What did you do in the garden today?

Can a spaghetti squash pollinate a yellow squash?
I think so. In a pinch, if I need a male flower, all squash blooms are game. Yesterday, I ran over to my neighbor's pumpkin patch (with his prior permission) to grab a couple o blooms to try to hand pollinate my butternut and yellow squash. Not sure if that worked. But in the past, I have successfully used different squash to pollinate each other when only one produced a male bloom and everything else had female blooms.
 
Thanks @Acre4Me - that was my thought too.

Of course, there will be a time when there are a million male blooms, and we are searching for the female blooms. At that point, fry up some male blooms! My neighbor grows pumpkins only for the blooms. His wife breads and fries them up and they freeze them for later enjoyment. FWIW, I tried this last year and preferred a batter over breading. Of course, remove the middle stamen, rinse, pat dry before breading or batter.
 
Of course, there will be a time when there are a million male blooms, and we are searching for the female blooms. At that point, fry up some male blooms! My neighbor grows pumpkins only for the blooms. His wife breads and fries them up and they freeze them for later enjoyment. FWIW, I tried this last year and preferred a batter over breading. Of course, remove the middle stamen, rinse, pat dry before breading or batter.
I've never heard of this..... I'm intrigued!
 
@gtaus, let us know what you do with those planters, and how it works. I'm really curious about planting something like peas or beans in something like that.

I have a few errands to run in town today, but hope to throw in some top soil mixed with chicken run compost in those planters later today. Trying to decide if I want to turn the planters into hügelkultur pots, putting a few inches of wood chips or unsifted, woody, compost in the bottom of the planters and drill a drainage hole an inch or so up the side of the planter. Leaning towards that idea because knocking out the drain holes on the bottom of the planter just lets the water run through so fast and dry out the soil.

I'll follow up on the success or failure of the experiment. All my gardening books say that the peas and pole beans grow "up" a trellis, so I am not too sure if they will equally as well grow dangling down from the top of the deck. But I figure I have noting to lose as I will be using leftover seed packets and my newly found planters in the shed. So no new money invested in the project and I just might learn a valuable lesson.
 
Walked in the shop and drank a beer.

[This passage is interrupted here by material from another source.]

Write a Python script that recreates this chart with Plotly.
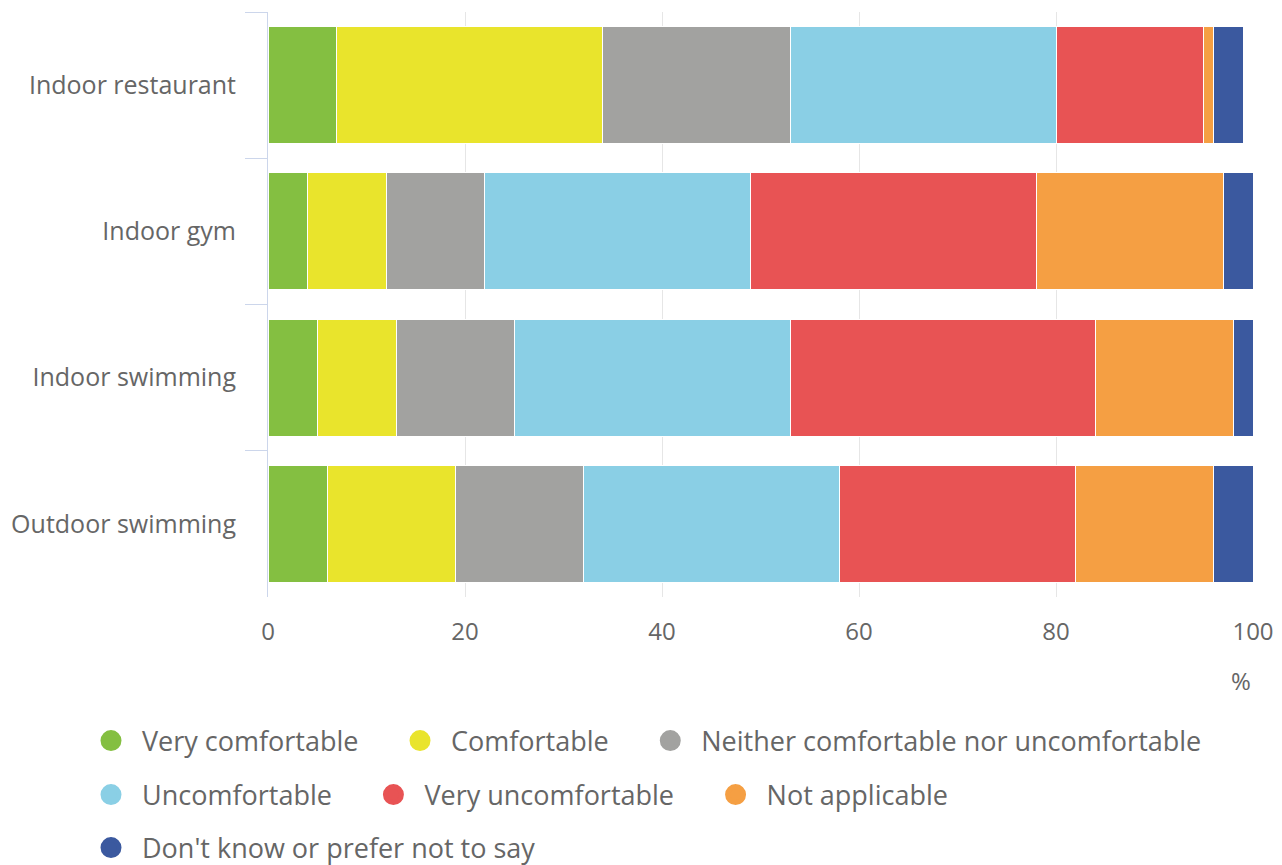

This has been the wettest I think I can ever remember in all my 41 years.

:lau I heard it was pretty dry in the days of prohibition, but I did not think one beer would be a record breaker. Reminds me of high school class parties where someone sneaks in a 6-pack and everyone swears they got drunk.
 
I've never heard of this..... I'm intrigued!
Squash/pumpkin blossoms are edible. My neighbor really likes them. Last year they told me how to make them, but I was out of one ingredient (can’t remember which one) in their recipe, so I looked up recipes and found one that used a batter vs using dry breading. But, pick fresh blossoms (go out in the morning). Remove middle stamen (part with pollen). If not preparing until dinner, place in a container with a damp paper towel or Damp cloth. When ready, follow whichever recipe you choose to pan fry. They cook quickly. They are lightly flavored, a but sweet. My spouse was “Meh, it ok” , my kid refused to try, but I liked them. I tried the recipe neighbor uses -a dry breading, but preferred the batter method. Sorry don’t have a particular recipe, as I looked one up last year. I’ll see if neighbor can text me their recipe.
 
Weeding the blueberries was not on my list. So when I came in, I wrote it on the list and then crossed it off. :lau
I do that too!
Remember the "mulberry" tree I found in my back yard? Well....it has ZERO berries on it now so I am not sure it is a mulberry.
There are fruitless (male) mulberry trees.
Wondering if you (or anyone) has ever used ACV instead of Roundup and what the results were?
5% isn't strong enough. Some nurseries sell 20% vinegar as weedkiller, but it is expensive.
Years ago, DH and I had a booth at Canton First Monday. We made candles and I did crafts. We had a blast. Only down side was the other sellers. After the first weekend, I noticed a lot of other sellers suddenly had a lot of my crafts in their booths. Really cut down on our profit. Eventually, we quit selling. Often thought I could do online sales when I get time and energy.
I live nowhere near Texas but want to take a road trip to Canton First Monday some time, since I love swap meets and have been to most of the good ones in California.